> [Instructions for the task]: Using the listing below, extract each line that has the word "chart" in it.

> [Stored entries]:
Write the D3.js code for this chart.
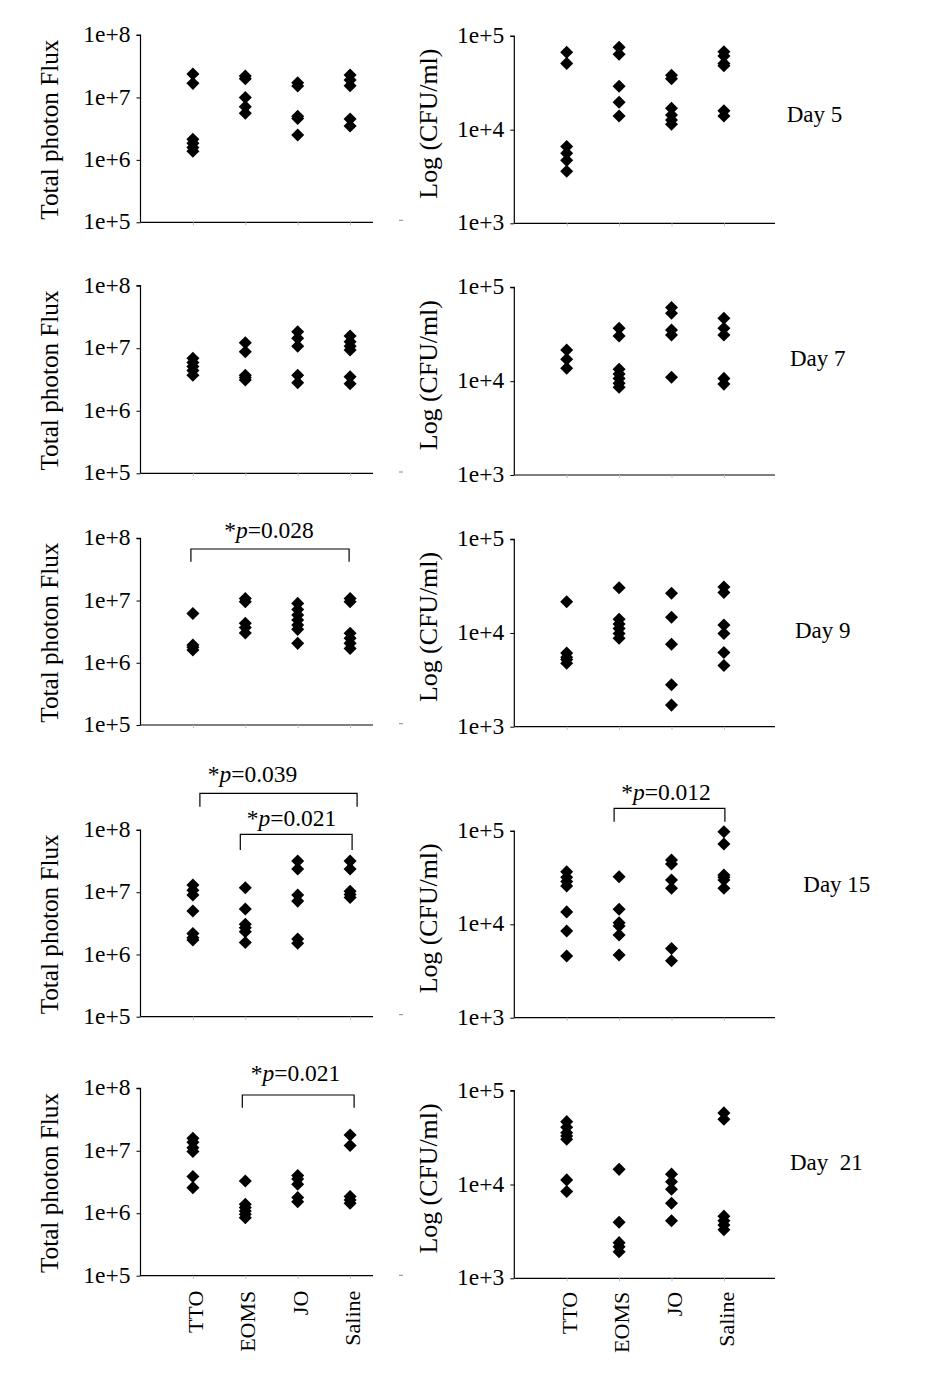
<!DOCTYPE html>
<html>
<head>
<meta charset="utf-8">
<script src="https://cdn.jsdelivr.net/npm/d3@7"></script>
<style>
  html, body { margin: 0; padding: 0; background: #fff; }
  svg { display: block; }
  text { font-family: "Liberation Serif", "Times New Roman", serif; fill: #000; }
</style>
</head>
<body>
<svg id="chart" width="945" height="1380"></svg>
<script>
// ---------------- DATA ----------------
const categories = ["TTO", "EOMS", "JO", "Saline"];
const dayLabels = ["Day 5", "Day 7", "Day 9", "Day 15", "Day\u00A0\u00A021"];
const fluxTicks = [1e5, 1e6, 1e7, 1e8];
const cfuTicks = [1e3, 1e4, 1e5];
const fluxTitle = "Total photon Flux";
const cfuTitle = "Log (CFU/ml)";

// values per category, in order TTO, EOMS, JO, Saline
const fluxDay5 = [
  [2.37e7, 1.68e7, 2.13e6, 1.84e6, 1.58e6, 1.38e6],
  [2.2e7, 2.0e7, 1.0e7, 7.1e6, 5.6e6],
  [1.72e7, 1.52e7, 5.0e6, 4.6e6, 2.5e6],
  [2.29e7, 1.9e7, 1.54e7, 4.5e6, 3.5e6]
];
const cfuDay5 = [
  [6.7e4, 5.1e4, 6.6e3, 5.6e3, 4.7e3, 3.6e3],
  [7.6e4, 6.4e4, 2.9e4, 1.96e4, 1.4e4],
  [3.8e4, 3.5e4, 1.69e4, 1.43e4, 1.27e4, 1.14e4],
  [6.8e4, 6.1e4, 5.1e4, 4.8e4, 1.59e4, 1.4e4]
];
const fluxDay7 = [
  [6.9e6, 5.9e6, 5.1e6, 4.4e6, 3.7e6],
  [1.22e7, 8.8e6, 3.7e6, 3.4e6, 3.1e6],
  [1.84e7, 1.44e7, 1.08e7, 3.7e6, 2.8e6],
  [1.57e7, 1.27e7, 1.08e7, 9.4e6, 3.5e6, 2.7e6]
];
const cfuDay7 = [
  [2.15e4, 1.71e4, 1.37e4],
  [3.66e4, 3.03e4, 1.34e4, 1.19e4, 1.07e4, 9.5e3, 8.6e3],
  [6.1e4, 5.3e4, 3.5e4, 3.1e4, 1.1e4],
  [4.68e4, 3.66e4, 3.1e4, 1.07e4, 9.3e3]
];
const fluxDay9 = [
  [6.2e6, 1.93e6, 1.77e6, 1.6e6],
  [1.08e7, 9.6e6, 4.3e6, 3.7e6, 3.0e6],
  [9.0e6, 7.2e6, 5.85e6, 4.86e6, 4.04e6, 3.44e6, 2.05e6],
  [1.08e7, 9.6e6, 2.97e6, 2.47e6, 2.05e6, 1.7e6]
];
const cfuDay9 = [
  [2.16e4, 6.1e3, 5.5e3, 5.2e3, 4.75e3],
  [3.04e4, 1.4e4, 1.25e4, 1.12e4, 9.9e3, 8.8e3],
  [2.66e4, 1.47e4, 7.6e3, 2.8e3, 1.7e3],
  [3.1e4, 2.7e4, 1.22e4, 9.9e3, 6.2e3, 4.5e3]
];
const fluxDay15 = [
  [1.31e7, 1.08e7, 9.0e6, 5.0e6, 2.18e6, 1.86e6, 1.71e6],
  [1.18e7, 5.37e6, 3.05e6, 2.69e6, 2.32e6, 1.56e6],
  [3.18e7, 2.36e7, 9.0e6, 7.2e6, 1.77e6, 1.51e6],
  [3.18e7, 2.36e7, 1.04e7, 9.2e6, 8.2e6]
];
const cfuDay15 = [
  [3.66e4, 3.19e4, 2.87e4, 2.57e4, 1.36e4, 8.5e3, 4.57e3],
  [3.24e4, 1.45e4, 1.04e4, 9.6e3, 7.7e3, 4.7e3],
  [4.89e4, 4.43e4, 2.98e4, 2.43e4, 5.5e3, 4.07e3],
  [9.8e4, 7.26e4, 3.37e4, 3.19e4, 2.98e4, 2.43e4]
];
const fluxDay21 = [
  [1.58e7, 1.37e7, 1.12e7, 9.7e6, 3.86e6, 2.57e6],
  [3.29e6, 1.39e6, 1.23e6, 1.09e6, 9.6e5, 8.5e5],
  [4.0e6, 3.54e6, 2.91e6, 1.78e6, 1.53e6],
  [1.79e7, 1.21e7, 1.85e6, 1.63e6, 1.45e6]
];
const cfuDay21 = [
  [4.68e4, 4.07e4, 3.57e4, 3.29e4, 3.03e4, 1.12e4, 8.4e3],
  [1.45e4, 3.95e3, 2.4e3, 2.17e3, 1.92e3],
  [1.29e4, 1.07e4, 8.9e3, 6.3e3, 4.1e3],
  [5.8e4, 4.95e4, 4.6e3, 4.1e3, 3.7e3, 3.3e3]
];
const fluxByDay = [fluxDay5, fluxDay7, fluxDay9, fluxDay15, fluxDay21];
const cfuByDay = [cfuDay5, cfuDay7, cfuDay9, cfuDay15, cfuDay21];

// significance: [dayIndex, fromCategory, toCategory, p-value text]
const fluxSignificance = [[2, 0, 3, "0.028"], [3, 0, 3, "0.039"], [3, 1, 3, "0.021"], [4, 1, 3, "0.021"]];
const cfuSignificance = [[3, 1, 3, "0.012"]];

// ---------------- LAYOUT ----------------
const FONT = 22;
const TICKFONT = 23.5;
const TITLEFONT = 25;
const leftLayout = { axisX: 140.5, endX: 373, range: [140.5, 402.5],
  rows: [[35, 222.3], [285.7, 473.3], [538.3, 725], [830, 1016.7], [1088.3, 1275.7]],
  titleX: 58, titleDy: 1, titleLen: 180 };
const rightLayout = { axisX: 514.3, endX: 775, range: [514.3, 776.3],
  rows: [[36, 223.3], [287.3, 475], [539.3, 726.7], [831, 1017.7], [1090.7, 1278.3]],
  titleX: 437, titleDy: -6, titleLen: 150 };
const dayPos = [[786.7, 121.7], [790, 366], [795, 638], [803.3, 891.7], [790, 1170]];
// bracket geometry: [lineY offset from panel top, dx1, dx2, tick length, label centre x, label baseline offset from line]
const fluxSigLayout = [[10.7, -2, -1, 12.7, 269, -11], [-36.7, 7, 7, 13.4, 252.5, -11.5], [4.3, -5, 2, 15.7, 291.5, -8.5], [6.7, -3, 4, 12.7, 295.5, -14]];
const cfuSigLayout = [[-22.7, -5, 1, 13.4, 666, -8.5]];

const svg = d3.select("#chart");
const diamond = d3.symbol().type(d3.symbolSquare).size(85);
const fmt = v => "1e+" + Math.round(Math.log10(v));

function drawPanel(layout, row, ticks, data, title) {
  const [top, bottom] = layout.rows[row];
  const y = d3.scaleLog().domain([ticks[0], ticks[ticks.length - 1]]).range([bottom, top]);
  const x = d3.scalePoint().domain(categories).range(layout.range).padding(1);
  const g = svg.append("g");

  // y axis
  const ya = g.append("g").attr("transform", `translate(${layout.axisX},0)`)
    .call(d3.axisLeft(y).tickValues(ticks).tickFormat(fmt).tickSize(4).tickPadding(6));
  ya.attr("font-family", null).attr("font-size", null);
  ya.select(".domain").attr("stroke", "#000").attr("stroke-width", 1.2).attr("d", `M-4,${top}H0V${bottom}`);
  ya.selectAll(".tick line").attr("stroke", "#000");
  ya.selectAll(".tick text").style("font-size", TICKFONT + "px")
    .attr("dy", "0.28em").attr("fill", "#000");

  // x axis
  const xa = g.append("g").attr("transform", `translate(0,${bottom})`)
    .call(d3.axisBottom(x).tickSize(3).tickFormat(""));
  xa.select(".domain").attr("stroke", "#000").attr("stroke-width", 1.2).attr("d", `M${layout.axisX},0H${layout.endX}`);
  xa.selectAll(".tick line").attr("stroke", "#bbb");

  // axis title
  const cy = (top + bottom) / 2 + layout.titleDy;
  g.append("text")
    .attr("transform", `translate(${layout.titleX},${cy}) rotate(-90)`)
    .attr("text-anchor", "middle")
    .style("font-size", TITLEFONT + "px")
    .attr("textLength", layout.titleLen)
    .attr("lengthAdjust", "spacingAndGlyphs")
    .text(title);

  // points
  const pts = [];
  data.forEach((vals, i) => vals.forEach(v => pts.push({ c: categories[i], v })));
  g.append("g").selectAll("path").data(pts).join("path")
    .attr("d", diamond)
    .attr("transform", d => `translate(${x(d.c)},${y(d.v)}) rotate(45)`)
    .attr("fill", "#000");

  return { x, y, top, bottom, g };
}

function drawSig(panel, sig, lay) {
  const [, from, to, p] = sig;
  const [dy, dx1, dx2, tick, cx, by] = lay;
  const ly = panel.top + dy;
  const x1 = panel.x(categories[from]) + dx1;
  const x2 = panel.x(categories[to]) + dx2;
  panel.g.append("path")
    .attr("d", `M${x1},${ly + tick}V${ly}H${x2}V${ly + tick}`)
    .attr("fill", "none").attr("stroke", "#000").attr("stroke-width", 1.2);
  const t = panel.g.append("text").attr("x", cx).attr("y", ly + by)
    .attr("text-anchor", "middle").style("font-size", (FONT + 1.5) + "px");
  t.append("tspan").text("*");
  t.append("tspan").attr("font-style", "italic").text("p");
  t.append("tspan").text("=" + p);
}

const leftPanels = [], rightPanels = [];
for (let r = 0; r < 5; r++) {
  leftPanels.push(drawPanel(leftLayout, r, fluxTicks, fluxByDay[r], fluxTitle));
  rightPanels.push(drawPanel(rightLayout, r, cfuTicks, cfuByDay[r], cfuTitle));
  svg.append("text").attr("x", dayPos[r][0]).attr("y", dayPos[r][1])
    .style("font-size", (FONT + 1) + "px").style("white-space", "pre").text(dayLabels[r]);
  // small stray dash visible left of each right-hand panel base
  svg.append("line").attr("x1", 399).attr("x2", 403)
    .attr("y1", rightLayout.rows[r][1] - 3).attr("y2", rightLayout.rows[r][1] - 3)
    .attr("stroke", "#888").attr("stroke-width", 1);
}

fluxSignificance.forEach((s, i) => drawSig(leftPanels[s[0]], s, fluxSigLayout[i]));
cfuSignificance.forEach((s, i) => drawSig(rightPanels[s[0]], s, cfuSigLayout[i]));

// category labels under the bottom row
[[leftPanels[4], 15], [rightPanels[4], 13.5]].forEach(([p, off]) => {
  p.g.append("g").selectAll("text").data(categories).join("text")
    .attr("transform", d => `translate(${p.x(d) + 10},${p.bottom + off}) rotate(-90)`)
    .attr("text-anchor", "end")
    .style("font-size", FONT + "px")
    .text(d => d);
});
</script>
</body>
</html>
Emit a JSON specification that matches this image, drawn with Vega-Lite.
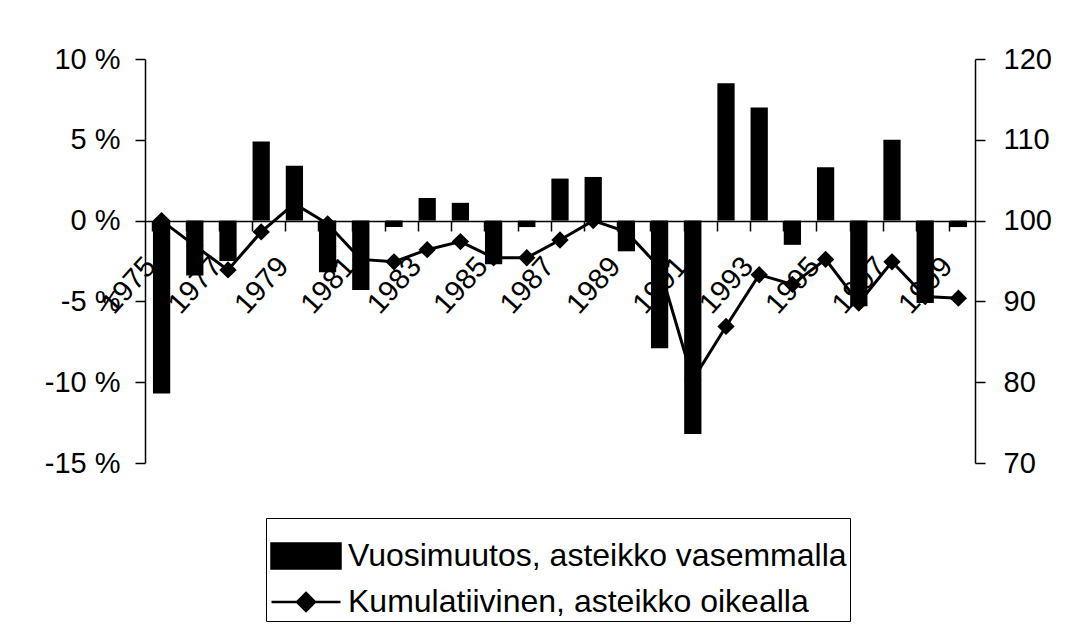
{
  "$schema": "https://vega.github.io/schema/vega-lite/v6.json",
  "width": 830,
  "height": 404,
  "autosize": {"type": "none"},
  "padding": {"left": 145, "top": 59, "right": 108, "bottom": 164},
  "background": "white",
  "config": {
    "view": {"stroke": null},
    "font": "Liberation Sans",
    "axis": {
      "labelFont": "Liberation Sans",
      "labelFontSize": 29,
      "labelColor": "black",
      "domainColor": "black",
      "tickColor": "black",
      "domainWidth": 1.5,
      "tickWidth": 1.5,
      "grid": false,
      "title": null
    }
  },
  "data": {
    "values": [
      {"year": 1975, "change": -10.7, "cum": 100},
      {"year": 1976, "change": -3.4, "cum": 96.9},
      {"year": 1977, "change": -2.5, "cum": 93.9},
      {"year": 1978, "change": 4.9, "cum": 98.6},
      {"year": 1979, "change": 3.4, "cum": 102.1},
      {"year": 1980, "change": -3.2, "cum": 99.6},
      {"year": 1981, "change": -4.3, "cum": 95.2},
      {"year": 1982, "change": -0.4, "cum": 94.9},
      {"year": 1983, "change": 1.4, "cum": 96.4},
      {"year": 1984, "change": 1.1, "cum": 97.4},
      {"year": 1985, "change": -2.7, "cum": 95.4},
      {"year": 1986, "change": -0.4, "cum": 95.4},
      {"year": 1987, "change": 2.6, "cum": 97.6},
      {"year": 1988, "change": 2.7, "cum": 100},
      {"year": 1989, "change": -1.9, "cum": 98.6},
      {"year": 1990, "change": -7.9, "cum": 94.2},
      {"year": 1991, "change": -13.2, "cum": 80.3},
      {"year": 1992, "change": 8.5, "cum": 86.9},
      {"year": 1993, "change": 7.0, "cum": 93.3},
      {"year": 1994, "change": -1.5, "cum": 92.1},
      {"year": 1995, "change": 3.3, "cum": 95.2},
      {"year": 1996, "change": -5.3, "cum": 89.8},
      {"year": 1997, "change": 5.0, "cum": 94.9},
      {"year": 1998, "change": -5.1, "cum": 90.6},
      {"year": 1999, "change": -0.4, "cum": 90.4}
    ]
  },
  "encoding": {
    "x": {
      "field": "year",
      "type": "ordinal",
      "scale": {"paddingInner": 0.48, "paddingOuter": 0.24},
      "axis": {
        "orient": "bottom",
        "offset": -242,
        "bandPosition": 0,
        "ticks": true,
        "labelAngle": -48,
        "labelAlign": "right",
        "labelBaseline": "middle",
        "labelOffset": -11,
        "tickSize": 10,
        "labelPadding": 30,
        "labelOverlap": false,
        "labelBound": false,
        "labelFlush": false,
        "labelExpr": "datum.value % 2 == 1 ? datum.label : ''",
        "encode": {"ticks": {"update": {"y": {"value": -10}}}}
      }
    }
  },
  "layer": [
    {
      "mark": {"type": "bar"},
      "encoding": {
        "y": {
          "field": "change",
          "type": "quantitative",
          "scale": {"domain": [-15, 10], "nice": false},
          "axis": {
            "orient": "left",
            "values": [-15, -10, -5, 0, 5, 10],
            "labelExpr": "datum.value + ' %'",
            "tickSize": 10,
            "labelPadding": 15,
            "encode": {"ticks": {"update": {"x": {"value": 10}}}}
          }
        },
        "color": {
          "datum": "Vuosimuutos, asteikko vasemmalla",
          "type": "nominal",
          "scale": {
            "domain": ["Vuosimuutos, asteikko vasemmalla", "Kumulatiivinen, asteikko oikealla"],
            "range": ["black", "black"]
          },
          "legend": {
            "orient": "none",
            "legendX": 121,
            "legendY": 459,
            "title": " ",
            "titleFontSize": 14,
            "titlePadding": 5,
            "labelFont": "Liberation Sans",
            "labelFontSize": 32,
            "labelColor": "black",
            "labelLimit": 1000,
            "strokeColor": "black",
            "padding": 3,
            "symbolSize": 625,
            "symbolStrokeWidth": 2.5,
            "labelOffset": 47,
            "rowPadding": 12,
            "encode": {
              "symbols": {
                "update": {
                  "shape": {"signal": "datum.value === 'Vuosimuutos, asteikko vasemmalla' ? 'M-1.08,-1H4.44V1H-1.08Z' : 'M-1.08,0H4.44M1.68,-0.72L2.4,0L1.68,0.72L0.96,0Z'"},
                  "fill": {"value": "black"},
                  "stroke": {"value": "black"},
                  "strokeWidth": {"value": 2.5},
                  "opacity": {"value": 1},
                  "fillOpacity": {"value": 1}
                }
              }
            }
          }
        }
      }
    },
    {
      "mark": {
        "type": "line",
        "strokeWidth": 3,
        "point": {"shape": "diamond", "size": 300, "filled": true, "color": "black", "opacity": 1}
      },
      "encoding": {
        "y": {
          "field": "cum",
          "type": "quantitative",
          "scale": {"domain": [70, 120], "nice": false, "zero": false},
          "axis": {
            "orient": "right",
            "values": [70, 80, 90, 100, 110, 120],
            "tickSize": 10,
            "labelPadding": 18,
            "encode": {"ticks": {"update": {"x": {"value": -10}}}}
          }
        },
        "color": {"datum": "Kumulatiivinen, asteikko oikealla", "type": "nominal"}
      }
    }
  ],
  "resolve": {"scale": {"y": "independent"}}
}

> [Solution for this exercise]:
Write the D3.js code for this chart.
<svg id="chart" width="945" height="1380"></svg>
const svg = d3.select("#chart");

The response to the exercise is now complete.